* begin Information provided *

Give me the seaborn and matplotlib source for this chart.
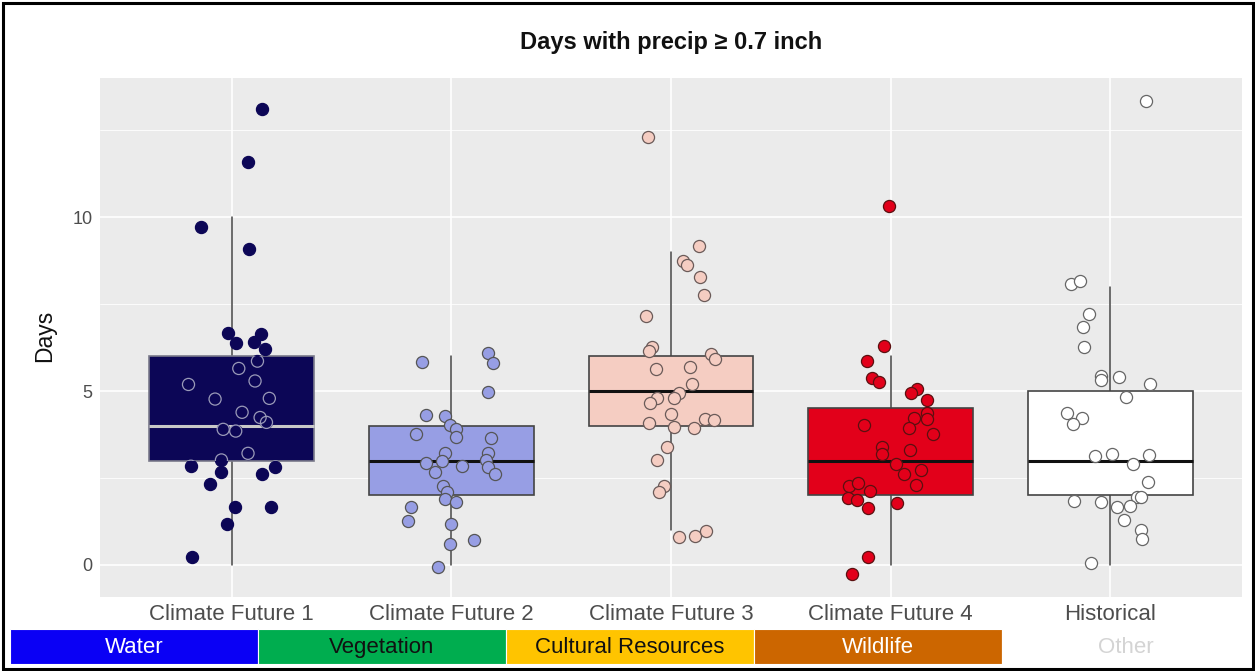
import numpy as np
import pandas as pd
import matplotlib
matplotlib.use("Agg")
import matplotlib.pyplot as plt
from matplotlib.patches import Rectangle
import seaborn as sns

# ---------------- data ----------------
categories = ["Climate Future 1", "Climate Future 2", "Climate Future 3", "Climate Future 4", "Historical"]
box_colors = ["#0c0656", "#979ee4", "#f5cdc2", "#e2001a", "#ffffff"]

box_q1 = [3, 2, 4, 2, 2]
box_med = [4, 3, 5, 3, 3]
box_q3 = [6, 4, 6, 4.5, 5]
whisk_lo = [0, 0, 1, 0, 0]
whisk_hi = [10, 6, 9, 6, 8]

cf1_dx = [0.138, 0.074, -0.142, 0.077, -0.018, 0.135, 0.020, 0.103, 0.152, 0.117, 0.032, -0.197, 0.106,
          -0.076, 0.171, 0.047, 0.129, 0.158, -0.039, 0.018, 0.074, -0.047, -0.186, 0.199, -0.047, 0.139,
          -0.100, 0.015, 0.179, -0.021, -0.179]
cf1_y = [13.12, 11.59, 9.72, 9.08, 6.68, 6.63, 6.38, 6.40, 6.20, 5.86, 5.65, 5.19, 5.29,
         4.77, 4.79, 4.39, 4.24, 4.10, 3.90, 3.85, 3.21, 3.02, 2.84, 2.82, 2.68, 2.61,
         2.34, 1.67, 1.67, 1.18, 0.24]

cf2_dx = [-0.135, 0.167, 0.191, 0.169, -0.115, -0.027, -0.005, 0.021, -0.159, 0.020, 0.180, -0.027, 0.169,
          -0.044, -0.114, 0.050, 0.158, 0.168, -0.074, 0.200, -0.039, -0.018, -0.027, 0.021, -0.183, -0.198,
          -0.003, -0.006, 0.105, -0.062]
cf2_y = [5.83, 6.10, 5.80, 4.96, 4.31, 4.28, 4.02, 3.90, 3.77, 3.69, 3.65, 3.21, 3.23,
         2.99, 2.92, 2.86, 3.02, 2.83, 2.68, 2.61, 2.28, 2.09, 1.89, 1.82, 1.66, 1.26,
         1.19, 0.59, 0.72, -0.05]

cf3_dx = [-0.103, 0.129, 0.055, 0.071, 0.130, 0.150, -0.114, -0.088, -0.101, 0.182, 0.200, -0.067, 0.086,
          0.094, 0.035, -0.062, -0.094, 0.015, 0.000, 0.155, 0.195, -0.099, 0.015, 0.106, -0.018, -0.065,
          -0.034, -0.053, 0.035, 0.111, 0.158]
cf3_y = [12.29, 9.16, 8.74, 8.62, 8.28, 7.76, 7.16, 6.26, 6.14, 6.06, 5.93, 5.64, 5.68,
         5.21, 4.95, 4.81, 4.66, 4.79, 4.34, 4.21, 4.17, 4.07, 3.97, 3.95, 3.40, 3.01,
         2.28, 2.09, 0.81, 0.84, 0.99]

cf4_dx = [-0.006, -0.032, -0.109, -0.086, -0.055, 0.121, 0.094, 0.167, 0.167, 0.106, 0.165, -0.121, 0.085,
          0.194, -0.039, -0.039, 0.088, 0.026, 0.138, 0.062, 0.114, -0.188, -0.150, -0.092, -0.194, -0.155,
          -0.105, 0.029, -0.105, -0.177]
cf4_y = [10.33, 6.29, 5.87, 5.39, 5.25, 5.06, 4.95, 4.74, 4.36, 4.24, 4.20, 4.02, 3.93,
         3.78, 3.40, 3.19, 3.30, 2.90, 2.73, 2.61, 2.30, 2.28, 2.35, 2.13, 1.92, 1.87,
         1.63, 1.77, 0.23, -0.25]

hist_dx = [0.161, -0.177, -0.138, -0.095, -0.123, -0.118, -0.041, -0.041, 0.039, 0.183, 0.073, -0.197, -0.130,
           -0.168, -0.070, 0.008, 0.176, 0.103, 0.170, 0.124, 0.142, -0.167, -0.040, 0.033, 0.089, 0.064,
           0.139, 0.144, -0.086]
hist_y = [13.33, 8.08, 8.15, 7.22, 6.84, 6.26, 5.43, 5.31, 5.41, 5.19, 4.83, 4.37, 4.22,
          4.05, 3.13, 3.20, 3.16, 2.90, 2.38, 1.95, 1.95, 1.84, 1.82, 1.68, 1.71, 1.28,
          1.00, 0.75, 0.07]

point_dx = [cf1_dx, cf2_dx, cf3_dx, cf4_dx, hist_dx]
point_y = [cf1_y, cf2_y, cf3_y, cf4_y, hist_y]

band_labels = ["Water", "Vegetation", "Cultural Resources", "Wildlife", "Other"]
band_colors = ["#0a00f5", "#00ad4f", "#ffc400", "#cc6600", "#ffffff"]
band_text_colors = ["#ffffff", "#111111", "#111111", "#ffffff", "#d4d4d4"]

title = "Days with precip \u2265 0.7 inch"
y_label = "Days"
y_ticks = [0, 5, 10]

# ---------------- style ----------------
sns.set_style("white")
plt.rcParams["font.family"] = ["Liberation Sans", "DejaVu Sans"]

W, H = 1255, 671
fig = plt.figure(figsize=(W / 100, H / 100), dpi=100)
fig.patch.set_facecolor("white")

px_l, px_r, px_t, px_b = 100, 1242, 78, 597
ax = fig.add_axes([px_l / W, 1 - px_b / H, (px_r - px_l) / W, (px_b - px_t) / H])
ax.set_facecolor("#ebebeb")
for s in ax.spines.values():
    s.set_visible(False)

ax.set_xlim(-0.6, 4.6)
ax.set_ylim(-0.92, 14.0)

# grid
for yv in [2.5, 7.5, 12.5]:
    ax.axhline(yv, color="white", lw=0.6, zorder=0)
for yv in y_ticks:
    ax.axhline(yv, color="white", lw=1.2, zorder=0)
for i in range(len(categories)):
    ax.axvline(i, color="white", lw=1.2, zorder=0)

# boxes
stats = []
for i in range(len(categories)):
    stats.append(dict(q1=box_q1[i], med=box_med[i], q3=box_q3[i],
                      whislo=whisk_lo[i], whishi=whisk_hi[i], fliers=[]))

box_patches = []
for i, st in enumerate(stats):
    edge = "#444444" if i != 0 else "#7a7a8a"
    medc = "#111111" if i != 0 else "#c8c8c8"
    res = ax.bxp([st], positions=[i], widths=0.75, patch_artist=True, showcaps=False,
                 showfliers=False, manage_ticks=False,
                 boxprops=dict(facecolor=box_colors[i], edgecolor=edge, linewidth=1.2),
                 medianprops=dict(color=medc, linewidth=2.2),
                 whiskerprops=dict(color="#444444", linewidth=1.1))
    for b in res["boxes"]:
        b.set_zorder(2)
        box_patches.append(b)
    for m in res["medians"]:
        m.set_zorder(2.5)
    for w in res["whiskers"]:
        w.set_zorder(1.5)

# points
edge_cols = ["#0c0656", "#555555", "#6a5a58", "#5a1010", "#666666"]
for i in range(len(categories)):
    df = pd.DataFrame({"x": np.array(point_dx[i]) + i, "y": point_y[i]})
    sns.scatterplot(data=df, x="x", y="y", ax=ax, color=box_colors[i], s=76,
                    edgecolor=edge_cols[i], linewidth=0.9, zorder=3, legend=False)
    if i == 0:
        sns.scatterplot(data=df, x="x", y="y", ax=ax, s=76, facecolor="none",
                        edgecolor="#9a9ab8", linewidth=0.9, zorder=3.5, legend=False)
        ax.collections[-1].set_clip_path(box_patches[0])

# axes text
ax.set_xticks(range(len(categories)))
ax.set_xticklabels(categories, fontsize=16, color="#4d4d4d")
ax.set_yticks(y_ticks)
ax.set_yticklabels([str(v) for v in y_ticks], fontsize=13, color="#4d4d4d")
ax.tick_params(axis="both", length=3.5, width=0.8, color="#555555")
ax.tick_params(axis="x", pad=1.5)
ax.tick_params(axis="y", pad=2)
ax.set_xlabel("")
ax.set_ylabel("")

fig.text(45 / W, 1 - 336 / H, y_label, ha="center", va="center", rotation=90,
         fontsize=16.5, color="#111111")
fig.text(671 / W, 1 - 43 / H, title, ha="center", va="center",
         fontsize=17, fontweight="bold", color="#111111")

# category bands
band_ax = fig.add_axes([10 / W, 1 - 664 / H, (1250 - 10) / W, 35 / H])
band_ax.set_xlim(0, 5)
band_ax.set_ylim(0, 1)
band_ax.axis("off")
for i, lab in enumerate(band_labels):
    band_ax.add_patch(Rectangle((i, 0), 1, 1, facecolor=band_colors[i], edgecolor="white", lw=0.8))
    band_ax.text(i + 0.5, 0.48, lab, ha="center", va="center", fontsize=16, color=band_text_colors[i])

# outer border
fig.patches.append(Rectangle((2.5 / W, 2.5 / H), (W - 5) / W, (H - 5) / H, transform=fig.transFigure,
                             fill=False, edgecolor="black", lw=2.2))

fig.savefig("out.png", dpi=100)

* end Information provided *

What you will do: Reproduce exactly the run of lines that opens the listing and closes with the line holding "2.28, 2.09, 0.81, 0.84, 0.99]". Pictures are excluded.

Completed exercise:
Give me the seaborn and matplotlib source for this chart.
import numpy as np
import pandas as pd
import matplotlib
matplotlib.use("Agg")
import matplotlib.pyplot as plt
from matplotlib.patches import Rectangle
import seaborn as sns

# ---------------- data ----------------
categories = ["Climate Future 1", "Climate Future 2", "Climate Future 3", "Climate Future 4", "Historical"]
box_colors = ["#0c0656", "#979ee4", "#f5cdc2", "#e2001a", "#ffffff"]

box_q1 = [3, 2, 4, 2, 2]
box_med = [4, 3, 5, 3, 3]
box_q3 = [6, 4, 6, 4.5, 5]
whisk_lo = [0, 0, 1, 0, 0]
whisk_hi = [10, 6, 9, 6, 8]

cf1_dx = [0.138, 0.074, -0.142, 0.077, -0.018, 0.135, 0.020, 0.103, 0.152, 0.117, 0.032, -0.197, 0.106,
          -0.076, 0.171, 0.047, 0.129, 0.158, -0.039, 0.018, 0.074, -0.047, -0.186, 0.199, -0.047, 0.139,
          -0.100, 0.015, 0.179, -0.021, -0.179]
cf1_y = [13.12, 11.59, 9.72, 9.08, 6.68, 6.63, 6.38, 6.40, 6.20, 5.86, 5.65, 5.19, 5.29,
         4.77, 4.79, 4.39, 4.24, 4.10, 3.90, 3.85, 3.21, 3.02, 2.84, 2.82, 2.68, 2.61,
         2.34, 1.67, 1.67, 1.18, 0.24]

cf2_dx = [-0.135, 0.167, 0.191, 0.169, -0.115, -0.027, -0.005, 0.021, -0.159, 0.020, 0.180, -0.027, 0.169,
          -0.044, -0.114, 0.050, 0.158, 0.168, -0.074, 0.200, -0.039, -0.018, -0.027, 0.021, -0.183, -0.198,
          -0.003, -0.006, 0.105, -0.062]
cf2_y = [5.83, 6.10, 5.80, 4.96, 4.31, 4.28, 4.02, 3.90, 3.77, 3.69, 3.65, 3.21, 3.23,
         2.99, 2.92, 2.86, 3.02, 2.83, 2.68, 2.61, 2.28, 2.09, 1.89, 1.82, 1.66, 1.26,
         1.19, 0.59, 0.72, -0.05]

cf3_dx = [-0.103, 0.129, 0.055, 0.071, 0.130, 0.150, -0.114, -0.088, -0.101, 0.182, 0.200, -0.067, 0.086,
          0.094, 0.035, -0.062, -0.094, 0.015, 0.000, 0.155, 0.195, -0.099, 0.015, 0.106, -0.018, -0.065,
          -0.034, -0.053, 0.035, 0.111, 0.158]
cf3_y = [12.29, 9.16, 8.74, 8.62, 8.28, 7.76, 7.16, 6.26, 6.14, 6.06, 5.93, 5.64, 5.68,
         5.21, 4.95, 4.81, 4.66, 4.79, 4.34, 4.21, 4.17, 4.07, 3.97, 3.95, 3.40, 3.01,
         2.28, 2.09, 0.81, 0.84, 0.99]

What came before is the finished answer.